A more radical and less successful attempt at creating a holy community was Bronson Alcott's Fruitlands. This utopian experiment was to be, even more so than Brook Farm, a withdrawal from a world of commerce into one of pure spirituality. "The entrance to paradise," Alcott wrote, "is still through the strait and narrow gate of self-denial ... Eden's avenue is yet guarded by the fiery-sworded cherubim, and humility and charity are the credentials for admission."76 In conceiving of the project, Alcott had already arrived at the conclusion that private property of any sort was the root of evil in modern society. As he wrote in the Dial in 1841, "to property man has no moral claim whatsoever; use, not ownership of the planet and parts thereof, constitutes his sole inheritance..."77 The practical result of this absolutist position was an effort at Fruitlands to eliminate as far as possible any conventional economic activity in favor of strict asceticism and a subsistence livelihood. As with Brook Farm, however, Fruitlands could not long withstand the march of history. It was simply too small and economically weak a community to slow or alter significantly the accelerating industrialization, expansion and modernization of American society. Instead, the significance of both lay in their representative quality -- representative of the efforts of many other people to create a new kind of community that would not reject their culture but serve as an example to that culture.
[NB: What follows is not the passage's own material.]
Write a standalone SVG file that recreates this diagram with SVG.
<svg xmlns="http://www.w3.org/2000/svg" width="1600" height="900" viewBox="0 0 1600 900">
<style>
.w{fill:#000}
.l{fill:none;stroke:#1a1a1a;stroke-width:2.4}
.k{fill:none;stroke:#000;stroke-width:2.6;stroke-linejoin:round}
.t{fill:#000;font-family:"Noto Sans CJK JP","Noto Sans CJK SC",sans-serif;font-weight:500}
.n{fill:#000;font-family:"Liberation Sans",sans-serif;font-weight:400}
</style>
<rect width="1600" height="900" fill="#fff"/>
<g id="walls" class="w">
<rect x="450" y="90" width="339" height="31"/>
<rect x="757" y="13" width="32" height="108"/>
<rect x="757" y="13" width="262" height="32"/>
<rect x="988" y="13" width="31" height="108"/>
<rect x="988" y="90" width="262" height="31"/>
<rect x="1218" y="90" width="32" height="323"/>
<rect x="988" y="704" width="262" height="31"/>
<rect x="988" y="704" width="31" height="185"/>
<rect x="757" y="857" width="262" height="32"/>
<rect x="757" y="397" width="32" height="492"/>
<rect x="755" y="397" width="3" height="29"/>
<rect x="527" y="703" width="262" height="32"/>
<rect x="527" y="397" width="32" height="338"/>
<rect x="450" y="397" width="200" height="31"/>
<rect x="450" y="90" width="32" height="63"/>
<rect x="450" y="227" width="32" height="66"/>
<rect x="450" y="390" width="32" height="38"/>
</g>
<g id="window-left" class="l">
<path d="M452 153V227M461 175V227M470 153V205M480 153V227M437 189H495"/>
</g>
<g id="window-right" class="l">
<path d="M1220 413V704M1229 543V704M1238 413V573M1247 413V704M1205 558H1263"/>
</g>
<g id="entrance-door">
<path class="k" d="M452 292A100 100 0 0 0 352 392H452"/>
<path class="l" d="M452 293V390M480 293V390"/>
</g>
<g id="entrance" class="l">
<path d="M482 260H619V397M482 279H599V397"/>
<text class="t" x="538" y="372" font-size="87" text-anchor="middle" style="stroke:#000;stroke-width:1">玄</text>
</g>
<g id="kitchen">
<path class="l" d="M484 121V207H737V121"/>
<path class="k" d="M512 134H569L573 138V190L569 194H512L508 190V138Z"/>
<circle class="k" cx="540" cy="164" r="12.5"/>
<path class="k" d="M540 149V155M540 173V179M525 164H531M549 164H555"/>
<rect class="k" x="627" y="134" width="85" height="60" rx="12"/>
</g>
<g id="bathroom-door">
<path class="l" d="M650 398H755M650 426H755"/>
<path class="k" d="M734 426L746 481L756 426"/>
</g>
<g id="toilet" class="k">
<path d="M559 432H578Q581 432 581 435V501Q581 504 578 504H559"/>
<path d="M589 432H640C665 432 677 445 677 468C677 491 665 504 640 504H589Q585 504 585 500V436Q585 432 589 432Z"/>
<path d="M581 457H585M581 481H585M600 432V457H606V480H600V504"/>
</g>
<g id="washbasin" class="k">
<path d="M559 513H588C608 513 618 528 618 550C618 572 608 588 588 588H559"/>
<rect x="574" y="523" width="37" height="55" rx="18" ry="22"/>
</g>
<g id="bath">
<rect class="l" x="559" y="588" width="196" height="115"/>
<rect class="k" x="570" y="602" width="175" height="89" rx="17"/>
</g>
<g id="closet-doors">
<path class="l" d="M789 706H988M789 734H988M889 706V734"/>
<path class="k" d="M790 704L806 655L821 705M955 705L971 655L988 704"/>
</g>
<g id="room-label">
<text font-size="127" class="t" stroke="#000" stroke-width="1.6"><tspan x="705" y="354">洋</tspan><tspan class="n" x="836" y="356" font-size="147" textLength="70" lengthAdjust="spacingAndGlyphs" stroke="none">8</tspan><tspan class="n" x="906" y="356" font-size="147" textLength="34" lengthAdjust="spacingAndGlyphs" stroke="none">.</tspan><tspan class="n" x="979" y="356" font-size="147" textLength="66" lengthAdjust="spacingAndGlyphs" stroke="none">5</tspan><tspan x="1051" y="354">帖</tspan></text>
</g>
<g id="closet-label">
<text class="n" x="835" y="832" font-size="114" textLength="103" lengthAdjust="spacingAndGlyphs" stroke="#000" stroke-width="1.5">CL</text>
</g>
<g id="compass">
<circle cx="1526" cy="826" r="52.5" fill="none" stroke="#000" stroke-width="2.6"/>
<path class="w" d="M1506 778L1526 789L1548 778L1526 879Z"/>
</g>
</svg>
The Evangelicals, on the other hand, by sheer virtue of their numbers, operated as a socially cohesive force in many areas of the country by bringing people together in orderly communities. The two fundamental units of community were the family and the church, both of which were supposedly to provide an environment conducive to the spiritual growth of the individual. The proliferation of Baptist, Methodist and Presbyterian churches in particular, from the far Southwest to the upper reaches of New England is testimony to the success of the Evangelicals in providing the focal points and social structures around which viable communities could form. Where the Transcendentalists experimented with fairly small-scale and theoretically-based experiments in righteous living, the Evangelicals were engaged in organizing hundreds of thousands of Americans under the common banner of Protestantism. Still, not every Evangelical Protestant would have considered those of another denomination to have found the one truly holy community; this sectarianism is what gave the Protestant Christianizing of the United States its peculiarly diverse character. Nonetheless, in terms of the adhesive nature of Evangelicalism in promoting communal existence among disperse groups of individuals, no other religious movement had such a wide-ranging and long-lasting impact on American society.